The Finance Ministry will shift some external borrowing to the domestic market, Kudrin said, echoing recent statements by Prime Minister Mikhail Kasyanov, which were strongly condemned by the president's liberal economic advisor Andrei Illarionov.

Kudrin defended the government's tough negotiating position as regards its attempts to enter the World Trade Organization. One of the major concerns of domestic producers is that tariffs on imported goods will fall dramatically once Russia becomes a WTO member, making their goods less competitive.
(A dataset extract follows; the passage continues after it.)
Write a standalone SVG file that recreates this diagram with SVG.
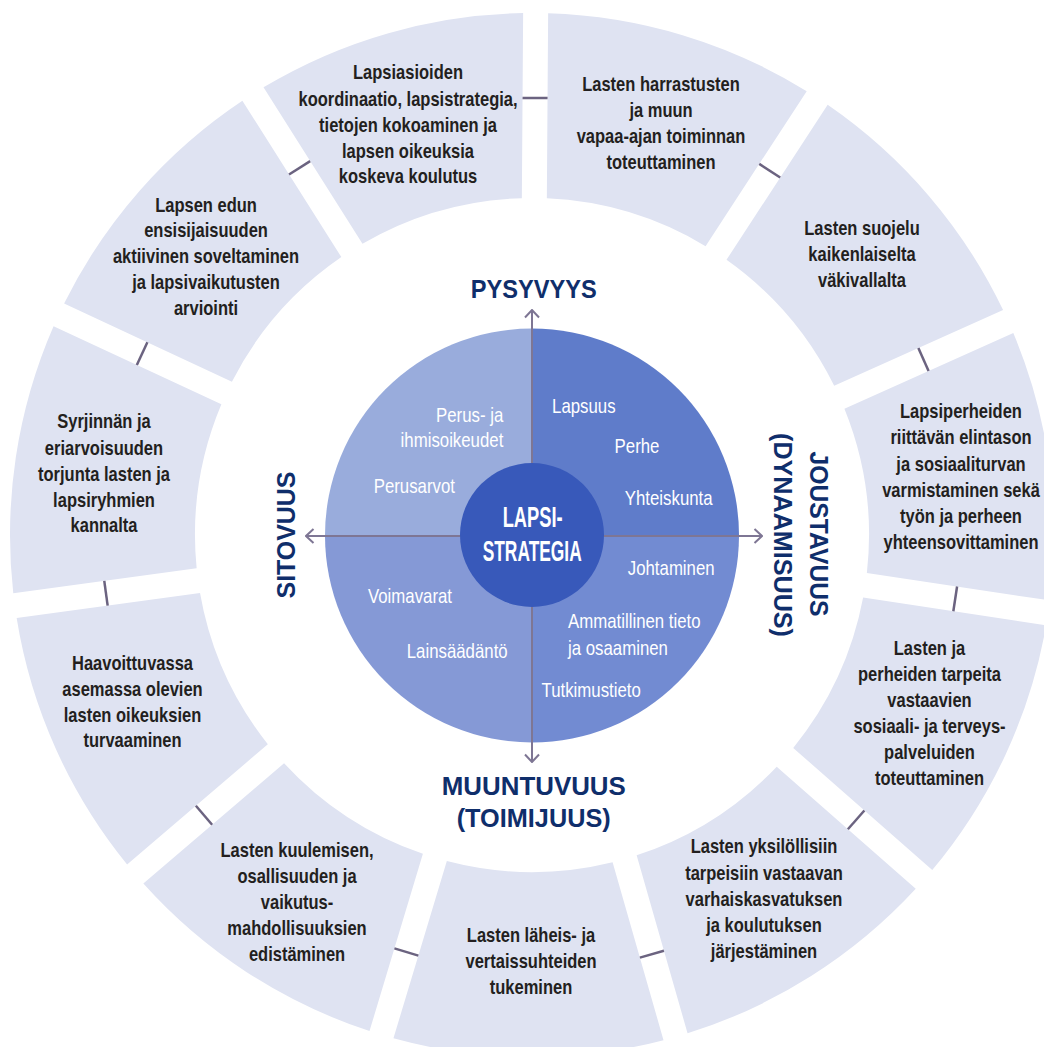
<svg xmlns="http://www.w3.org/2000/svg" width="1044" height="1047" viewBox="0 0 1044 1047">
<defs>
<style>
.seg{fill:#dfe3f2}
.st{font-family:"Liberation Sans",Arial,sans-serif;font-weight:bold;font-size:20px;fill:#231f20;text-anchor:middle}
.wt{font-family:"Liberation Sans",Arial,sans-serif;font-size:20.5px;fill:#ffffff}
.hd{font-family:"Liberation Sans",Arial,sans-serif;font-weight:bold;font-size:26px;fill:#0f2e6b;text-anchor:middle}
.ct{font-family:"Liberation Sans",Arial,sans-serif;font-weight:bold;font-size:29px;fill:#ffffff;text-anchor:middle}
.tick{stroke:#6b6380;stroke-width:2.5;fill:none}
.axis{stroke:#7e7694;stroke-width:2;fill:none}
</style>
<marker id="chev" viewBox="0 0 10 16" refX="9" refY="8" markerWidth="10" markerHeight="16" markerUnits="userSpaceOnUse" orient="auto">
<path d="M1.5,1 L9,8 L1.5,15" fill="none" stroke="#7e7694" stroke-width="2"/>
</marker>
</defs>
<rect x="0" y="0" width="1044" height="1047" fill="#ffffff"/>

<g id="seg-harrastukset">
<path class="seg" d="M548.14,13.25 A522,522 0 0 1 806.72,91.14 L705.57,246.14 A337,337 0 0 0 546.85,198.33 Z"/>
<g transform="translate(661,0) scale(0.825,1)"><text class="st"><tspan x="0" y="91">Lasten harrastusten</tspan><tspan x="0" y="117">ja muun</tspan><tspan x="0" y="143">vapaa-ajan toiminnan</tspan><tspan x="0" y="169">toteuttaminen</tspan></text></g>
</g>
<g id="seg-suojelu">
<path class="seg" d="M827.66,104.80 A522,522 0 0 1 1003.08,310.12 L834.20,385.83 A337,337 0 0 0 726.51,259.80 Z"/>
<g transform="translate(862,0) scale(0.825,1)"><text class="st"><tspan x="0" y="235">Lasten suojelu</tspan><tspan x="0" y="261">kaikenlaiselta</tspan><tspan x="0" y="287">väkivallalta</tspan></text></g>
</g>
<g id="seg-elintaso">
<path class="seg" d="M1013.31,332.94 A522,522 0 0 1 1049.88,600.51 L866.87,572.89 A337,337 0 0 0 844.42,408.65 Z"/>
<g transform="translate(961,0) scale(0.825,1)"><text class="st"><tspan x="0" y="418.3">Lapsiperheiden</tspan><tspan x="0" y="444.5">riittävän elintason</tspan><tspan x="0" y="470.7">ja sosiaaliturvan</tspan><tspan x="0" y="496.9">varmistaminen sekä</tspan><tspan x="0" y="523.1">työn ja perheen</tspan><tspan x="0" y="549.3">yhteensovittaminen</tspan></text></g>
</g>
<g id="seg-palvelut">
<path class="seg" d="M1046.14,625.23 A522,522 0 0 1 932.24,870.09 L793.22,747.92 A337,337 0 0 0 863.13,597.61 Z"/>
<g transform="translate(929.5,0) scale(0.825,1)"><text class="st"><tspan x="0" y="655">Lasten ja</tspan><tspan x="0" y="681">perheiden tarpeita</tspan><tspan x="0" y="707">vastaavien</tspan><tspan x="0" y="733">sosiaali- ja terveys-</tspan><tspan x="0" y="759">palveluiden</tspan><tspan x="0" y="785">toteuttaminen</tspan></text></g>
</g>
<g id="seg-varhaiskasvatus">
<path class="seg" d="M915.74,888.87 A522,522 0 0 1 687.55,1033.29 L636.64,855.34 A337,337 0 0 0 776.72,766.70 Z"/>
<g transform="translate(764,0) scale(0.825,1)"><text class="st"><tspan x="0" y="853.3">Lasten yksilöllisiin</tspan><tspan x="0" y="879.6">tarpeisiin vastaavan</tspan><tspan x="0" y="905.9">varhaiskasvatuksen</tspan><tspan x="0" y="932.2">ja koulutuksen</tspan><tspan x="0" y="958.4">järjestäminen</tspan></text></g>
</g>
<g id="seg-vertaissuhteet">
<path class="seg" d="M663.51,1040.17 A522,522 0 0 1 393.45,1038.28 L446.84,861.07 A337,337 0 0 0 612.60,862.22 Z"/>
<g transform="translate(531,0) scale(0.825,1)"><text class="st"><tspan x="0" y="942">Lasten läheis- ja</tspan><tspan x="0" y="968">vertaissuhteiden</tspan><tspan x="0" y="994">tukeminen</tspan></text></g>
</g>
<g id="seg-osallisuus">
<path class="seg" d="M369.51,1031.06 A522,522 0 0 1 143.35,883.48 L284.07,763.25 A337,337 0 0 0 422.90,853.85 Z"/>
<g transform="translate(297,0) scale(0.825,1)"><text class="st"><tspan x="0" y="857">Lasten kuulemisen,</tspan><tspan x="0" y="883">osallisuuden ja</tspan><tspan x="0" y="909">vaikutus-</tspan><tspan x="0" y="935">mahdollisuuksien</tspan><tspan x="0" y="961">edistäminen</tspan></text></g>
</g>
<g id="seg-haavoittuvat">
<path class="seg" d="M127.11,864.48 A522,522 0 0 1 16.65,618.04 L200.02,592.98 A337,337 0 0 0 267.83,744.25 Z"/>
<g transform="translate(132.5,0) scale(0.825,1)"><text class="st"><tspan x="0" y="670">Haavoittuvassa</tspan><tspan x="0" y="696">asemassa olevien</tspan><tspan x="0" y="722">lasten oikeuksien</tspan><tspan x="0" y="747.5">turvaaminen</tspan></text></g>
</g>
<g id="seg-syrjinta">
<path class="seg" d="M13.27,593.28 A522,522 0 0 1 53.56,326.24 L221.38,404.30 A337,337 0 0 0 196.64,568.22 Z"/>
<g transform="translate(104,0) scale(0.825,1)"><text class="st"><tspan x="0" y="428.3">Syrjinnän ja</tspan><tspan x="0" y="454.8">eriarvoisuuden</tspan><tspan x="0" y="481.2">torjunta lasten ja</tspan><tspan x="0" y="507">lapsiryhmien</tspan><tspan x="0" y="532.5">kannalta</tspan></text></g>
</g>
<g id="seg-lapsen-etu">
<path class="seg" d="M64.10,303.58 A522,522 0 0 1 242.38,100.71 L341.35,257.11 A337,337 0 0 0 231.92,381.64 Z"/>
<g transform="translate(206,0) scale(0.825,1)"><text class="st"><tspan x="0" y="211.7">Lapsen edun</tspan><tspan x="0" y="237.5">ensisijaisuuden</tspan><tspan x="0" y="263.5">aktiivinen soveltaminen</tspan><tspan x="0" y="289.5">ja lapsivaikutusten</tspan><tspan x="0" y="315">arviointi</tspan></text></g>
</g>
<g id="seg-koordinaatio">
<path class="seg" d="M263.50,87.35 A522,522 0 0 1 523.14,13.08 L521.85,198.15 A337,337 0 0 0 362.47,243.75 Z"/>
<g transform="translate(408,0) scale(0.825,1)"><text class="st"><tspan x="0" y="79.5">Lapsiasioiden</tspan><tspan x="0" y="105.8">koordinaatio, lapsistrategia,</tspan><tspan x="0" y="131.8">tietojen kokoaminen ja</tspan><tspan x="0" y="157.8">lapsen oikeuksia</tspan><tspan x="0" y="183.5">koskeva koulutus</tspan></text></g>
</g>

<g id="quadrant-top-left">
<path d="M532,536 L325,536 A207,207 0 0 1 532,328.5 Z" fill="#99acdc"/>
<g transform="translate(503.3,0) scale(0.82,1)"><text class="wt" text-anchor="end"><tspan x="0" y="421.7">Perus- ja</tspan><tspan x="0" y="446.7">ihmisoikeudet</tspan></text></g>
<g transform="translate(414.3,0) scale(0.82,1)"><text class="wt" text-anchor="middle" x="0" y="493.3">Perusarvot</text></g>
</g>
<g id="quadrant-top-right">
<path d="M532,536 L532,328.5 A207,207 0 0 1 739,536 Z" fill="#5f7cca"/>
<g transform="translate(583.8,0) scale(0.82,1)"><text class="wt" text-anchor="middle" x="0" y="413.3">Lapsuus</text></g>
<g transform="translate(637,0) scale(0.82,1)"><text class="wt" text-anchor="middle" x="0" y="453.3">Perhe</text></g>
<g transform="translate(668.7,0) scale(0.82,1)"><text class="wt" text-anchor="middle" x="0" y="505">Yhteiskunta</text></g>
</g>
<g id="quadrant-bottom-right">
<path d="M532,536 L739,536 A207,207 0 0 1 532,742.5 Z" fill="#728bd2"/>
<g transform="translate(671.2,0) scale(0.82,1)"><text class="wt" text-anchor="middle" x="0" y="575">Johtaminen</text></g>
<g transform="translate(568,0) scale(0.82,1)"><text class="wt"><tspan x="0" y="628.3">Ammatillinen tieto</tspan><tspan x="0" y="655">ja osaaminen</tspan></text></g>
<g transform="translate(591.2,0) scale(0.82,1)"><text class="wt" text-anchor="middle" x="0" y="696.7">Tutkimustieto</text></g>
</g>
<g id="quadrant-bottom-left">
<path d="M532,536 L532,742.5 A207,207 0 0 1 325,536 Z" fill="#8599d6"/>
<g transform="translate(410,0) scale(0.82,1)"><text class="wt" text-anchor="middle" x="0" y="603.3">Voimavarat</text></g>
<g transform="translate(457.2,0) scale(0.82,1)"><text class="wt" text-anchor="middle" x="0" y="658.3">Lainsäädäntö</text></g>
</g>

<g id="connectors">
<line class="tick" x1="522.55" y1="97.92" x2="547.55" y2="98.10"/>
<line class="tick" x1="759.26" y1="163.87" x2="780.20" y2="177.53"/>
<line class="tick" x1="918.36" y1="348.10" x2="928.58" y2="370.92"/>
<line class="tick" x1="957.08" y1="586.51" x2="953.34" y2="611.23"/>
<line class="tick" x1="864.38" y1="810.45" x2="847.88" y2="829.23"/>
<line class="tick" x1="663.93" y1="950.75" x2="639.89" y2="957.63"/>
<line class="tick" x1="418.36" y1="955.60" x2="394.42" y2="948.38"/>
<line class="tick" x1="212.12" y1="824.72" x2="195.88" y2="805.72"/>
<line class="tick" x1="107.65" y1="605.60" x2="104.27" y2="580.84"/>
<line class="tick" x1="136.84" y1="364.98" x2="147.38" y2="342.32"/>
<line class="tick" x1="289.04" y1="174.44" x2="310.16" y2="161.08"/>
<line class="axis" x1="532" y1="536" x2="532" y2="310" marker-end="url(#chev)"/>
<line class="axis" x1="532" y1="536" x2="532" y2="762" marker-end="url(#chev)"/>
<line class="axis" x1="532" y1="536" x2="306" y2="536" marker-end="url(#chev)"/>
<line class="axis" x1="532" y1="536" x2="762" y2="536" marker-end="url(#chev)"/>
</g>

<g id="center">
<circle cx="532" cy="535" r="72" fill="#3859ba"/>
<text class="ct" x="532.7" y="526.7" textLength="60" lengthAdjust="spacingAndGlyphs">LAPSI-</text>
<text class="ct" x="532.2" y="560.7" textLength="99" lengthAdjust="spacingAndGlyphs">STRATEGIA</text>
</g>

<g id="label-pysyvyys">
<text class="hd" x="533.7" y="298.3" textLength="126" lengthAdjust="spacingAndGlyphs">PYSYVYYS</text>
</g>
<g id="label-muuntuvuus">
<text class="hd" x="533.8" y="795" textLength="184" lengthAdjust="spacingAndGlyphs">MUUNTUVUUS</text>
<text class="hd" x="533.7" y="826.5" textLength="154" lengthAdjust="spacingAndGlyphs">(TOIMIJUUS)</text>
</g>
<g id="label-sitovuus">
<text class="hd" transform="translate(295,535) rotate(-90)" x="0" y="0" textLength="127" lengthAdjust="spacingAndGlyphs">SITOVUUS</text>
</g>
<g id="label-joustavuus">
<text class="hd" transform="translate(810,534) rotate(90)" x="0" y="0" textLength="165" lengthAdjust="spacingAndGlyphs">JOUSTAVUUS</text>
<text class="hd" transform="translate(774,535) rotate(90)" x="0" y="0" textLength="204" lengthAdjust="spacingAndGlyphs">(DYNAAMISUUS)</text>
</g>
</svg>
But Kudrin said the average effective tariff on imported goods, which is currently 10 percent to 11 percent, will actually rise to 16 percent to 17 percent during the WTO transition period. Thereafter, the government will push it down to 10 percent in the short term, with a commitment to match the United States and Europe with rates as low as 3 percent in the long term.

Russia should join the WTO so that it isn't "thrown overboard from the club that's making the rules," said Andrei Kuznetsov, head of the Higher Economic School, which recently set up a corporate government center with the support of the Canadian government. Besides, he said, Russia already comes up against WTO rules on a one-by-one basis because they are used by Russia's major trading partners -- developed countries.

In addition, joining would give Russia an independent legal arena for resolving disputes with the United States and Europe. "In disputes between two partners where one is weaker -- say Russia -- independent arbitration cannot exist. But in the WTO it does," Kuznetsov said.